## SUPPLIED MATERIAL
*****
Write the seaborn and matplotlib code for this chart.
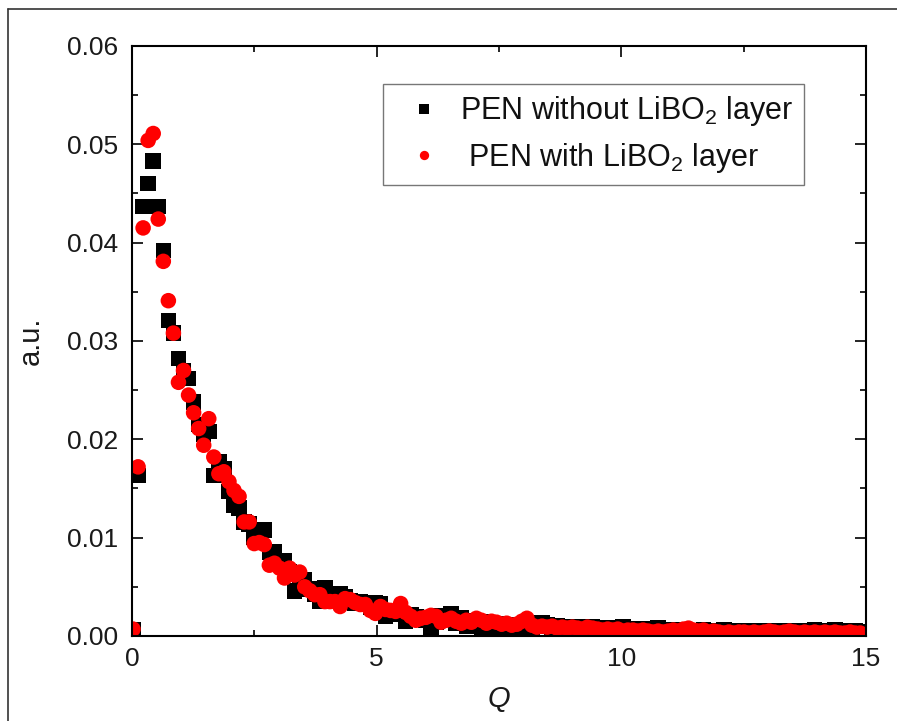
*****
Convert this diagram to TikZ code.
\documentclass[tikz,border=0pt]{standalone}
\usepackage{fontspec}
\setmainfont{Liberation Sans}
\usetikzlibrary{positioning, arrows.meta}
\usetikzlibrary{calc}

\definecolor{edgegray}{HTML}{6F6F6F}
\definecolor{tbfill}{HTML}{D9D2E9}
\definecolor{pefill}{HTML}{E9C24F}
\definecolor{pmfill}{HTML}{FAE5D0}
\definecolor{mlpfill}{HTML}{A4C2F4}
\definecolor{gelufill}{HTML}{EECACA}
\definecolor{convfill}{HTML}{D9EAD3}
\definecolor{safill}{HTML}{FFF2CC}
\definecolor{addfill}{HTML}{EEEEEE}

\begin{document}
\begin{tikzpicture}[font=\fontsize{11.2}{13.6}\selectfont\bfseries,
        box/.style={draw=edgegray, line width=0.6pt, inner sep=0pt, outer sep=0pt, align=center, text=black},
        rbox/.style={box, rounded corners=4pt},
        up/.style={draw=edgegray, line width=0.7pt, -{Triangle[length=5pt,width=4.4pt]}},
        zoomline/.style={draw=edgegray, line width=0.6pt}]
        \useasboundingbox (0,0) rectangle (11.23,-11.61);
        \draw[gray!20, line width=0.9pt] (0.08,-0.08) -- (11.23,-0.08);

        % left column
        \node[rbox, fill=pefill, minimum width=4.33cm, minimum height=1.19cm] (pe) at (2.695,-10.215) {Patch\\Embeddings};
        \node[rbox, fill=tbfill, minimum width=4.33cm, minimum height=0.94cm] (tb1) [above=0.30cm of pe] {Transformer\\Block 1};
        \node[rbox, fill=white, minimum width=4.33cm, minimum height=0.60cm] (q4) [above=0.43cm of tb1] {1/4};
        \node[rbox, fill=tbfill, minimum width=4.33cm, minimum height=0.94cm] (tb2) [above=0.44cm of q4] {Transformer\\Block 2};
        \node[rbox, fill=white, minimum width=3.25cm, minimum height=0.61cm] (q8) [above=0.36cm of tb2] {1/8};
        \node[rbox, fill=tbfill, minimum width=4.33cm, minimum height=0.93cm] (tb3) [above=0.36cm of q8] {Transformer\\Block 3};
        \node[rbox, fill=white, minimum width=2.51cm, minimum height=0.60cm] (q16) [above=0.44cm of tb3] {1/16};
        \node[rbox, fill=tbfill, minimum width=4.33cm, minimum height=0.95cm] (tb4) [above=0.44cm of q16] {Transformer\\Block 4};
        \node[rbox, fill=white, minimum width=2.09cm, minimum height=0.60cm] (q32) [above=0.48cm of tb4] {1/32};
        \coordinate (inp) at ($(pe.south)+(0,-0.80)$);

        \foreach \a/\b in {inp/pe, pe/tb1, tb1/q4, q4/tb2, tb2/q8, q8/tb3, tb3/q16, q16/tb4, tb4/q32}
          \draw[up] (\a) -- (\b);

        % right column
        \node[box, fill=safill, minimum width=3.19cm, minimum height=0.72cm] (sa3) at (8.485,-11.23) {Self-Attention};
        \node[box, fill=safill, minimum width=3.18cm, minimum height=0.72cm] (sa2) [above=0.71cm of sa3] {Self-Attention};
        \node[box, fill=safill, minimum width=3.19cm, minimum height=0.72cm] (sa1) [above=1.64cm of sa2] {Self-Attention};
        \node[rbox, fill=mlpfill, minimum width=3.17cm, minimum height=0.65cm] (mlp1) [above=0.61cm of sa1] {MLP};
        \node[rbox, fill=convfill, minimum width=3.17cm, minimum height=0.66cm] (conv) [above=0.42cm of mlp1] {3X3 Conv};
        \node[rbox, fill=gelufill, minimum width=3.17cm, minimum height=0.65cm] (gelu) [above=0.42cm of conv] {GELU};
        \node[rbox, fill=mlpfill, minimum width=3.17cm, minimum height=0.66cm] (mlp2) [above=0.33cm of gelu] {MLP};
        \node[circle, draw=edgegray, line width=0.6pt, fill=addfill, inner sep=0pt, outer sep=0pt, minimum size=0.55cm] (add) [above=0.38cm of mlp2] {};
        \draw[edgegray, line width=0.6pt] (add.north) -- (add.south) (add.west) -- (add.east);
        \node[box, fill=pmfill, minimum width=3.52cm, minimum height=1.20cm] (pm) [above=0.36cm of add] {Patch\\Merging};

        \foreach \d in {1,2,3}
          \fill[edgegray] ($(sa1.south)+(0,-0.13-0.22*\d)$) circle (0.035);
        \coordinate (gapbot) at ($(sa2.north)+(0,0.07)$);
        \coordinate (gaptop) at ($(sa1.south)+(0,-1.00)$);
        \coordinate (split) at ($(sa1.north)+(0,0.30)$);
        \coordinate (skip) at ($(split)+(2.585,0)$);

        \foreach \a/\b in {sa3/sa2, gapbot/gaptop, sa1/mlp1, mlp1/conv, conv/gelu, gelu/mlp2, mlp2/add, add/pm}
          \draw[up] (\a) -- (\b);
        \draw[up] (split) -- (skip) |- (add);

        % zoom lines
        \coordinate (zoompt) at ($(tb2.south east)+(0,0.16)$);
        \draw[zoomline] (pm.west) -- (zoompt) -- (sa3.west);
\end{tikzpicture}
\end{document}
*****
## WHAT TO PRODUCE
Extract and reproduce exactly the lines opening with the line containing "Convert this diagram to TikZ code." and closing with the line containing "(0.08,-0.08) -- (11.23,-0.08);", inclusive.

## RESULT OF THE TASK
Convert this diagram to TikZ code.
\documentclass[tikz,border=0pt]{standalone}
\usepackage{fontspec}
\setmainfont{Liberation Sans}
\usetikzlibrary{positioning, arrows.meta}
\usetikzlibrary{calc}

\definecolor{edgegray}{HTML}{6F6F6F}
\definecolor{tbfill}{HTML}{D9D2E9}
\definecolor{pefill}{HTML}{E9C24F}
\definecolor{pmfill}{HTML}{FAE5D0}
\definecolor{mlpfill}{HTML}{A4C2F4}
\definecolor{gelufill}{HTML}{EECACA}
\definecolor{convfill}{HTML}{D9EAD3}
\definecolor{safill}{HTML}{FFF2CC}
\definecolor{addfill}{HTML}{EEEEEE}

\begin{document}
\begin{tikzpicture}[font=\fontsize{11.2}{13.6}\selectfont\bfseries,
        box/.style={draw=edgegray, line width=0.6pt, inner sep=0pt, outer sep=0pt, align=center, text=black},
        rbox/.style={box, rounded corners=4pt},
        up/.style={draw=edgegray, line width=0.7pt, -{Triangle[length=5pt,width=4.4pt]}},
        zoomline/.style={draw=edgegray, line width=0.6pt}]
        \useasboundingbox (0,0) rectangle (11.23,-11.61);
        \draw[gray!20, line width=0.9pt] (0.08,-0.08) -- (11.23,-0.08);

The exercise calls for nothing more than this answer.